Nail-biting stuff? The effect of N-acetyl cysteine on nail-biting.
Total years in practice: 3
July 01, 2009
Michael Berk, Sue Jeavons, Olivia M Dean, Seetal Dodd, Kirsteen Moss, Clarissa S Gama, Gin S Malhi
CNS Spectr. 2009 Jul;14(7):357-60. PMID: 19773711
Department of Clinical and Biomedical Sciences, University of Melbourne, Australia. [email protected]

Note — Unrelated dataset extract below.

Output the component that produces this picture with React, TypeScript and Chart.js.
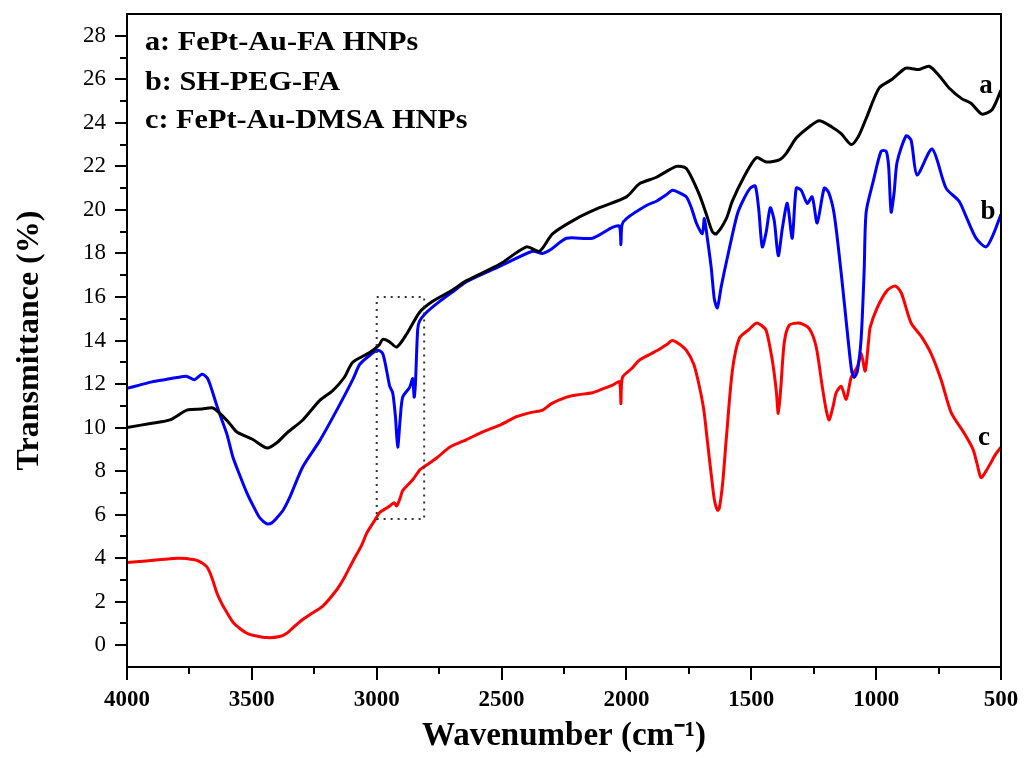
import React, { useEffect, useRef } from "react";
import { Chart, registerables } from "chart.js";

Chart.register(...registerables);

const SERIF = '"Liberation Serif", "Times New Roman", serif';

// a: FePt-Au-FA HNPs
const wavenumberA = [
  4000, 3900, 3828, 3760, 3700, 3656, 3628, 3590, 3560, 3496, 3440, 3400, 3360, 3296, 3228, 3176,
  3130, 3096, 3028, 2990, 2976, 2950, 2920, 2880, 2828, 2776, 2700, 2640, 2508, 2400, 2348, 2296,
  2200, 2108, 2000, 1948, 1880, 1800, 1760, 1708, 1680, 1656, 1640, 1600, 1576, 1530, 1480, 1440,
  1388, 1360, 1320, 1270, 1228, 1176, 1140, 1100, 1070, 1040, 988, 936, 884, 860, 828, 788, 750,
  708, 656, 620, 576, 536, 500,
];
const transmittanceA = [
  10.0, 10.2, 10.35, 10.8, 10.85, 10.9, 10.65, 10.2, 9.8, 9.45, 9.06, 9.3, 9.75, 10.35, 11.25, 11.7,
  12.3, 13.0, 13.45, 13.8, 14.05, 13.95, 13.7, 14.3, 15.3, 15.8, 16.3, 16.75, 17.5, 18.3, 18.1, 18.9,
  19.6, 20.1, 20.6, 21.2, 21.5, 22.0, 21.9, 20.7, 19.8, 19.0, 18.9, 19.6, 20.4, 21.5, 22.4, 22.2,
  22.3, 22.6, 23.3, 23.8, 24.1, 23.8, 23.5, 23.0, 23.4, 24.2, 25.6, 26.0, 26.5, 26.5, 26.45, 26.6, 26.2,
  25.6, 25.1, 24.9, 24.4, 24.6, 25.5,
];

// b: SH-PEG-FA
const wavenumberB = [
  4000, 3950, 3900, 3850, 3800, 3760, 3730, 3700, 3680, 3668, 3640, 3628, 3600, 3576, 3548, 3520,
  3490, 3468, 3440, 3420, 3400, 3375, 3348, 3296, 3228, 3160, 3096, 3068, 3030, 2996, 2976, 2960,
  2948, 2936, 2925, 2916, 2906, 2896, 2868, 2856, 2850, 2845, 2836, 2828, 2800, 2748, 2700, 2640,
  2508, 2376, 2336, 2300, 2240, 2136, 2056, 2028, 2022, 2018, 2000, 1920, 1880, 1840, 1816, 1790,
  1760, 1740, 1720, 1696, 1688, 1676, 1660, 1648, 1636, 1620, 1596, 1556, 1530, 1504, 1484, 1470,
  1456, 1440, 1424, 1408, 1392, 1375, 1356, 1336, 1320, 1300, 1276, 1256, 1236, 1208, 1190, 1168,
  1140, 1112, 1098, 1088, 1075, 1060, 1048, 1040, 1012, 980, 960, 950, 940, 928, 916, 880, 860, 836,
  776, 720, 668, 640, 600, 560, 530, 500,
];
const transmittanceB = [
  11.8, 11.95, 12.1, 12.2, 12.3, 12.35, 12.2, 12.45, 12.3, 12.0, 11.0, 10.6, 9.7, 8.65, 7.8, 7.0,
  6.3, 5.85, 5.58, 5.62, 5.85, 6.2, 6.8, 8.2, 9.4, 10.8, 12.2, 12.9, 13.3, 13.55, 13.4, 12.6,
  11.9, 11.6, 10.5, 9.1, 10.4, 11.4, 11.85, 12.25, 11.4, 12.0, 14.5, 14.9, 15.3, 15.8, 16.2, 16.7,
  17.4, 18.1, 18.0, 18.2, 18.7, 18.7, 19.2, 19.25, 18.4, 19.3, 19.6, 20.2, 20.4, 20.7, 20.9, 20.8,
  20.6, 20.1, 19.4, 18.9, 19.6, 18.7, 17.3, 15.9, 15.5, 16.5, 17.8, 19.8, 20.5, 21.0, 21.1, 20.0,
  18.3, 19.0, 20.1, 19.5, 17.9, 19.2, 20.3, 18.7, 21.0, 20.9, 20.3, 20.6, 19.4, 21.0, 20.8, 19.8,
  17.1, 14.0, 12.6, 12.3, 12.6, 14.1, 17.2, 19.9, 21.3, 22.7, 22.7, 22.0, 19.9, 20.8, 22.2, 23.4, 23.2, 21.6,
  22.8, 21.0, 20.4, 19.7, 18.7, 18.3, 18.9, 19.8,
];

// c: FePt-Au-DMSA HNPs
const wavenumberC = [
  4000, 3950, 3896, 3850, 3800, 3760, 3720, 3680, 3660, 3640, 3620, 3600, 3575, 3548, 3520, 3496,
  3440, 3388, 3360, 3336, 3300, 3268, 3216, 3160, 3130, 3096, 3060, 3040, 3010, 2988, 2960, 2948,
  2930, 2920, 2905, 2896, 2856, 2828, 2816, 2760, 2708, 2640, 2576, 2500, 2440, 2380, 2336, 2300,
  2240, 2200, 2136, 2090, 2056, 2028, 2022, 2016, 1980, 1948, 1900, 1868, 1840, 1816, 1790, 1760,
  1730, 1708, 1690, 1676, 1660, 1648, 1635, 1628, 1615, 1600, 1576, 1548, 1510, 1480, 1460, 1440,
  1416, 1400, 1392, 1382, 1368, 1348, 1308, 1268, 1240, 1216, 1200, 1188, 1172, 1160, 1140, 1120,
  1100, 1075, 1060, 1044, 1030, 1024, 996, 956, 924, 900, 888, 860, 820, 780, 740, 700, 648, 612,
  595, 580, 560, 540, 520, 500,
];
const transmittanceC = [
  3.8, 3.85, 3.9, 3.95, 4.0, 3.98, 3.9, 3.6, 3.1, 2.4, 1.9, 1.5, 1.05, 0.77, 0.55, 0.46,
  0.35, 0.4, 0.55, 0.8, 1.15, 1.4, 1.8, 2.55, 3.1, 3.85, 4.6, 5.15, 5.7, 6.1, 6.3, 6.4,
  6.55, 6.4, 6.8, 7.1, 7.6, 8.05, 8.15, 8.6, 9.1, 9.45, 9.8, 10.15, 10.5, 10.7, 10.8, 11.1,
  11.4, 11.5, 11.6, 11.8, 11.95, 12.1, 11.1, 12.3, 12.7, 13.1, 13.4, 13.6, 13.8, 14.0, 13.85, 13.55,
  12.9, 11.9, 10.8, 9.4, 7.8, 6.7, 6.2, 6.3, 7.4, 9.5, 12.6, 14.1, 14.5, 14.8, 14.7, 14.45,
  13.1, 11.7, 10.65, 11.8, 13.9, 14.7, 14.8, 14.55, 13.7, 11.9, 10.8, 10.35, 11.0, 11.6, 11.9, 11.3,
  12.3, 12.8, 13.4, 12.6, 14.0, 14.6, 15.5, 16.3, 16.5, 16.2, 15.8, 14.8, 14.2, 13.4, 12.2, 10.7, 9.75, 9.0,
  8.3, 7.7, 8.0, 8.4, 8.8, 9.1,
];

const yTickValues = [0, 2, 4, 6, 8, 10, 12, 14, 16, 18, 20, 22, 24, 26, 28];
const xTickValues = [4000, 3500, 3000, 2500, 2000, 1500, 1000, 500];
const legendLines = ["a: FePt-Au-FA HNPs", "b: SH-PEG-FA", "c: FePt-Au-DMSA HNPs"];

// C-H stretching region highlighted by a dotted box
const boxWavenumbers = [3000, 2810];
const boxTransmittance = [16, 5.8];

const toPoints = (xs: number[], ys: number[]) => xs.map((x, i) => ({ x, y: ys[i] }));

const zeroScalePadding = (s: any) => {
  s.paddingTop = 0;
  s.paddingBottom = 0;
  s.paddingLeft = 0;
  s.paddingRight = 0;
};

const framePlugin = {
  id: "frameAndTicks",
  afterDraw(chart: any) {
    const { ctx, chartArea: a, scales } = chart;
    const xs = scales.x;
    const ys = scales.y;
    ctx.save();
    ctx.strokeStyle = "#000";
    ctx.lineWidth = 2;
    ctx.strokeRect(a.left, a.top, a.right - a.left, a.bottom - a.top);

    ctx.beginPath();
    for (let v = 0; v <= 28; v++) {
      const y = Math.round(ys.getPixelForValue(v));
      const len = v % 2 === 0 ? 12 : 7;
      ctx.moveTo(a.left - len, y);
      ctx.lineTo(a.left, y);
    }
    for (let w = 4000; w >= 500; w -= 250) {
      const x = Math.round(xs.getPixelForValue(w));
      const len = w % 500 === 0 ? 13 : 7;
      ctx.moveTo(x, a.bottom);
      ctx.lineTo(x, a.bottom + len);
    }
    ctx.stroke();

    // dotted box
    const bx0 = xs.getPixelForValue(boxWavenumbers[0]);
    const bx1 = xs.getPixelForValue(boxWavenumbers[1]);
    const by0 = ys.getPixelForValue(boxTransmittance[0]);
    const by1 = ys.getPixelForValue(boxTransmittance[1]);
    ctx.setLineDash([2, 5]);
    ctx.lineWidth = 2;
    ctx.strokeStyle = "#333";
    ctx.strokeRect(bx0, by0, bx1 - bx0, by1 - by0);
    ctx.setLineDash([]);

    // legend text
    ctx.fillStyle = "#000";
    ctx.font = `bold 27px ${SERIF}`;
    ctx.textBaseline = "alphabetic";
    ctx.textAlign = "left";
    const baselines = [36, 76, 114];
    legendLines.forEach((t, i) => {
      ctx.save();
      ctx.translate(a.left + 18, a.top + baselines[i]);
      ctx.scale(1.12, 1);
      ctx.fillText(t, 0, 0);
      ctx.restore();
    });

    // curve tags
    ctx.font = `bold 27px ${SERIF}`;
    ctx.textAlign = "center";
    ctx.textBaseline = "middle";
    const tags = [
      { t: "a", x: 560, y: 25.7 },
      { t: "b", x: 552, y: 19.9 },
      { t: "c", x: 568, y: 9.5 },
    ];
    tags.forEach((g) => {
      ctx.fillText(g.t, xs.getPixelForValue(g.x), ys.getPixelForValue(g.y));
    });
    ctx.restore();
  },
};

export default function App() {
  const ref = useRef<HTMLCanvasElement>(null);

  useEffect(() => {
    const lineStyle = {
      borderWidth: 3,
      pointRadius: 0,
      tension: 0.25,
      fill: false,
    };
    const chart = new Chart(ref.current!, {
      type: "line",
      data: {
        datasets: [
          { label: "a", data: toPoints(wavenumberA, transmittanceA), borderColor: "#000000", ...lineStyle },
          { label: "b", data: toPoints(wavenumberB, transmittanceB), borderColor: "#0000ff", ...lineStyle },
          { label: "c", data: toPoints(wavenumberC, transmittanceC), borderColor: "#ff0000", ...lineStyle },
        ],
      },
      options: {
        animation: false,
        responsive: true,
        maintainAspectRatio: false,
        layout: { padding: { top: 14, right: 26, left: 0, bottom: 0 } },
        plugins: { legend: { display: false }, tooltip: { enabled: false } },
        scales: {
          x: {
            type: "linear",
            reverse: true,
            min: 500,
            max: 4000,
            afterBuildTicks: (s: any) => {
              s.ticks = xTickValues.map((v) => ({ value: v }));
            },
            afterFit: (s: any) => {
              s.height = 91;
              zeroScalePadding(s);
            },
            grid: { display: false, drawTicks: false, tickLength: 0 },
            border: { display: false },
            ticks: {
              padding: 19,
              maxRotation: 0,
              autoSkip: false,
              color: "#000",
              font: { family: SERIF, size: 23, weight: "bold" },
              callback: (v: any) => String(v),
            },
            title: {
              display: true,
              text: "Wavenumber (cm\u207B\u00B9)",
              color: "#000",
              font: { family: SERIF, size: 33, weight: "bold" },
              padding: { top: 0, bottom: 2 },
            },
          },
          y: {
            type: "linear",
            min: -1,
            max: 29,
            afterBuildTicks: (s: any) => {
              s.ticks = yTickValues.map((v) => ({ value: v }));
            },
            afterFit: (s: any) => {
              s.width = 127;
              zeroScalePadding(s);
            },
            grid: { display: false, drawTicks: false, tickLength: 0 },
            border: { display: false },
            ticks: {
              padding: 21,
              autoSkip: false,
              color: "#000",
              font: { family: SERIF, size: 23 },
              callback: (v: any) => String(v),
            },
            title: {
              display: true,
              text: "Transmittance (%)",
              color: "#000",
              font: { family: SERIF, size: 32, weight: "bold" },
              padding: { top: 11, bottom: 0 },
            },
          },
        },
      },
      plugins: [framePlugin],
    } as any);
    return () => chart.destroy();
  }, []);

  return (
    <div style={{ position: "fixed", left: 0, top: 0, width: 1027, height: 758, background: "#fff" }}>
      <canvas ref={ref} />
    </div>
  );
}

Functional Medicine, Naturopathic Medicine
N-acetyl cysteine (NAC) is a widely available nutraceutical with a variety of actions. As a precursor of cysteine and glutathione, it has antioxidant properties that may impact on mood and contribute to an effect on impulsivity and obsessive behaviour. Via its additional effect on glutamate via the cystine-glutamate exchange system, NAC has been shown to mediate impulsivity in preclinical models of addiction, reduce craving, and cue extinction. Further, by boosting glutathione, NAC acts as a potent antioxidant and has been shown in two positive, large-scale randomized placebo-controlled trials to affect negative symptoms in schizophrenia and depression in bipolar disorder. We describe three cases in which its actions specifically on nail-biting and associated anxiety may offer a potential treatment. The spontaneous findings are reported as part of an ongoing treatment trial examining the utility of NAC in bipolar disorder. Its actions, if robustly replicated, also point to potential treatment targets in glutathione or glutamate pathways in the brain.